I would like to ask for help regarding an issue we have with NGS data.
We are performing a ChIP-seq experiment. We have two replicate libraries that were prepared independently with a NEBNext Ultra II FS Library prep kit for Illumina and PE sequenced. Mapping is working as expected but when removing duplicates we have around 80-90% duplication. Some degree of duplication was expected because they are low input libraries, thus not very complex. However, when checking visually those duplicates in the browser, we could observe that they form very sharp peaks of 3-4 reads duplicated a lot and, what was very surprising, most of those reads have exact duplicates in the other replicate. With this I mean that in both replicates, which were fragmented independently, we have exact same fragments from 3' to 5' end (it is paired ends, so it is not only the actual read, but the whole fragment that is exactly the same). I attach a picture matching some.
The only explanation I can find is that the fragmentation of this kit is not random at all. Has someone experience with this kit? Do you have any other possible explanation to this phenomenon?
Our problem is that if between replicates exact reads were generated by non random fragmentation, the same should be happening inside each one, and thus when removing duplicates we are losing enormous amounts of information.
Thanks in advance for the help,
I didn't specify it in the original post, but the fragmentation is part of the kit workflow and it is enzymatic. They don't provide in the documentation the enzyme mix that is being used. I asked them and they only told me that a nicking enzyme is part of it.
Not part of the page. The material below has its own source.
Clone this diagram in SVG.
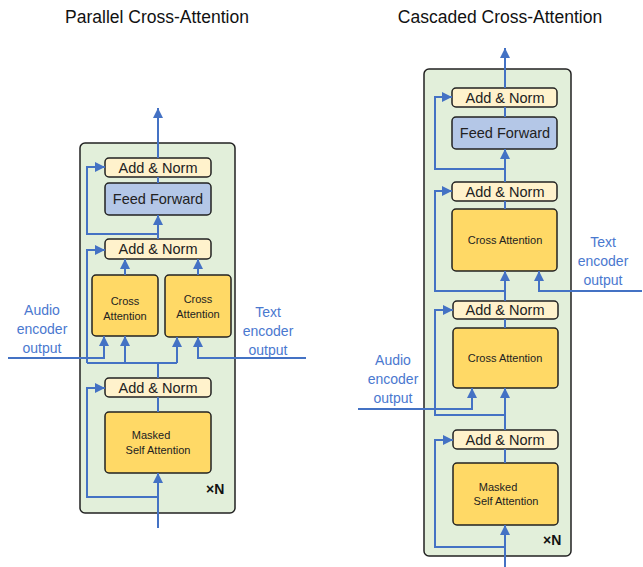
<svg xmlns="http://www.w3.org/2000/svg" width="643" height="567" viewBox="0 0 643 567">
<defs>
<marker id="ah" viewBox="0 0 10 10" refX="10" refY="5" markerWidth="10" markerHeight="11" markerUnits="userSpaceOnUse" orient="auto">
<path d="M0,0 L10,5 L0,10 z" fill="#4472C4"/>
</marker>
<style>
.block{fill:#E2EFDA;stroke:#222;stroke-width:1.5}
.an{fill:#FFF2CC;stroke:#222;stroke-width:1.5}
.ff{fill:#B4C7E7;stroke:#222;stroke-width:1.5}
.att{fill:#FFD966;stroke:#222;stroke-width:1.5}
.t{font-family:"Liberation Sans",Arial,sans-serif;fill:#222;text-anchor:middle}
.big{font-size:14.5px}
.sm{font-size:11px}
.title{font-family:"Liberation Sans",Arial,sans-serif;font-size:17.5px;fill:#111;text-anchor:middle}
.lbl{font-family:"Liberation Sans",Arial,sans-serif;font-size:14px;fill:#4A78CF;text-anchor:middle}
.xn{font-family:"Liberation Sans",Arial,sans-serif;font-size:14px;font-weight:bold;fill:#111}
.c{fill:none;stroke:#4472C4;stroke-width:2}
.a{marker-end:url(#ah)}
</style>
</defs>
<rect width="643" height="567" fill="#fff"/>
<text class="title" x="157" y="23">Parallel Cross-Attention</text>
<text class="title" x="500" y="23">Cascaded Cross-Attention</text>

<g id="left-block"><rect class="block" x="80" y="143" width="155" height="370" rx="5"/><text class="xn" x="206" y="494">×N</text></g>
<g id="l-addnorm1"><rect class="an" x="105" y="158" width="106" height="19" rx="4"/><text class="t big" x="158" y="172.5">Add &amp; Norm</text></g>
<g id="l-ff"><rect class="ff" x="105" y="183" width="106" height="32" rx="4"/><text class="t big" x="158" y="204">Feed Forward</text></g>
<g id="l-addnorm2"><rect class="an" x="105" y="239" width="106" height="20" rx="4"/><text class="t big" x="158" y="254">Add &amp; Norm</text></g>
<g id="l-ca1"><rect class="att" x="92" y="275" width="66" height="61" rx="4"/><text class="t sm" x="125" y="305">Cross</text><text class="t sm" x="125" y="320">Attention</text></g>
<g id="l-ca2"><rect class="att" x="165" y="275" width="66" height="62" rx="4"/><text class="t sm" x="198" y="303">Cross</text><text class="t sm" x="198" y="318">Attention</text></g>
<g id="l-addnorm3"><rect class="an" x="105" y="378" width="106" height="19" rx="4"/><text class="t big" x="158" y="392.5">Add &amp; Norm</text></g>
<g id="l-msa"><rect class="att" x="105" y="412" width="106" height="61" rx="4"/><text class="t sm" x="151" y="439">Masked</text><text class="t sm" x="158" y="454">Self Attention</text></g>
<g id="l-labels"><text class="lbl" x="42" y="315">Audio</text><text class="lbl" x="42" y="334">encoder</text><text class="lbl" x="42" y="353">output</text>
<text class="lbl" x="268" y="317">Text</text><text class="lbl" x="268" y="336">encoder</text><text class="lbl" x="268" y="355">output</text></g>

<g id="right-block"><rect class="block" x="424" y="69" width="147" height="487" rx="5"/><text class="xn" x="543" y="545">×N</text></g>
<g id="r-addnorm1"><rect class="an" x="452" y="88" width="105" height="19" rx="4"/><text class="t big" x="505" y="102.5">Add &amp; Norm</text></g>
<g id="r-ff"><rect class="ff" x="452" y="117" width="105" height="32" rx="4"/><text class="t big" x="505" y="138">Feed Forward</text></g>
<g id="r-addnorm2"><rect class="an" x="452" y="182" width="105" height="19" rx="4"/><text class="t big" x="505" y="196.5">Add &amp; Norm</text></g>
<g id="r-ca1"><rect class="att" x="452" y="209" width="105" height="62" rx="4"/><text class="t sm" x="505" y="244">Cross Attention</text></g>
<g id="r-addnorm3"><rect class="an" x="453" y="301" width="105" height="18" rx="4"/><text class="t big" x="505" y="315">Add &amp; Norm</text></g>
<g id="r-ca2"><rect class="att" x="453" y="328" width="105" height="60" rx="4"/><text class="t sm" x="505" y="362">Cross Attention</text></g>
<g id="r-addnorm4"><rect class="an" x="453" y="430" width="105" height="19" rx="4"/><text class="t big" x="505" y="444.5">Add &amp; Norm</text></g>
<g id="r-msa"><rect class="att" x="453" y="463" width="105" height="62" rx="4"/><text class="t sm" x="498" y="491">Masked</text><text class="t sm" x="506" y="505">Self Attention</text></g>
<g id="r-labels"><text class="lbl" x="603" y="247">Text</text><text class="lbl" x="603" y="266">encoder</text><text class="lbl" x="603" y="285">output</text>
<text class="lbl" x="393" y="365">Audio</text><text class="lbl" x="393" y="384">encoder</text><text class="lbl" x="393" y="403">output</text></g>

<g id="connectors">
<path class="c a" d="M158,158 L158,108"/>
<path class="c" d="M158,183 L158,177"/>
<path class="c a" d="M158,239 L158,215"/>
<path class="c a" d="M158,234 L87,234 L87,167 L105,167"/>
<path class="c a" d="M125,275 L125,259"/>
<path class="c a" d="M198,275 L198,259"/>
<path class="c" d="M158,378 L158,363"/>
<path class="c a" d="M87,363 L87,250 L105,250"/>
<path class="c" d="M87,363 L177,363"/>
<path class="c a" d="M125,363 L125,336"/>
<path class="c a" d="M177,363 L177,337"/>
<path class="c a" d="M8,358 L104,358 L104,336"/>
<path class="c a" d="M306,358 L198,358 L198,337"/>
<path class="c" d="M158,412 L158,397"/>
<path class="c a" d="M158,528 L158,473"/>
<path class="c a" d="M158,497 L87,497 L87,388 L105,388"/>

<path class="c a" d="M505,88 L505,48"/>
<path class="c" d="M505,117 L505,107"/>
<path class="c a" d="M505,182 L505,149"/>
<path class="c a" d="M505,169 L435,169 L435,97 L452,97"/>
<path class="c" d="M505,209 L505,201"/>
<path class="c a" d="M505,301 L505,271"/>
<path class="c a" d="M505,291 L435,291 L435,191 L452,191"/>
<path class="c a" d="M642,291 L539,291 L539,271"/>
<path class="c" d="M505,328 L505,319"/>
<path class="c a" d="M505,430 L505,388"/>
<path class="c a" d="M505,415 L435,415 L435,310 L453,310"/>
<path class="c a" d="M358,409 L472,409 L472,388"/>
<path class="c" d="M505,463 L505,449"/>
<path class="c a" d="M505,567 L505,525"/>
<path class="c a" d="M505,547 L435,547 L435,440 L453,440"/>
</g>
</svg>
For what I have been investigating, I think they use Nt.CviPII to make a lot of nicks in both strands all along the genome and a nick translating polymerase to move those nicks until one of each strand meet and create a double strand break. Two proximal DSBs will release a fragment. Apparently this system permits more reproducible fragment length independently of the quantity of DNA input and it can be modulated with incubation time.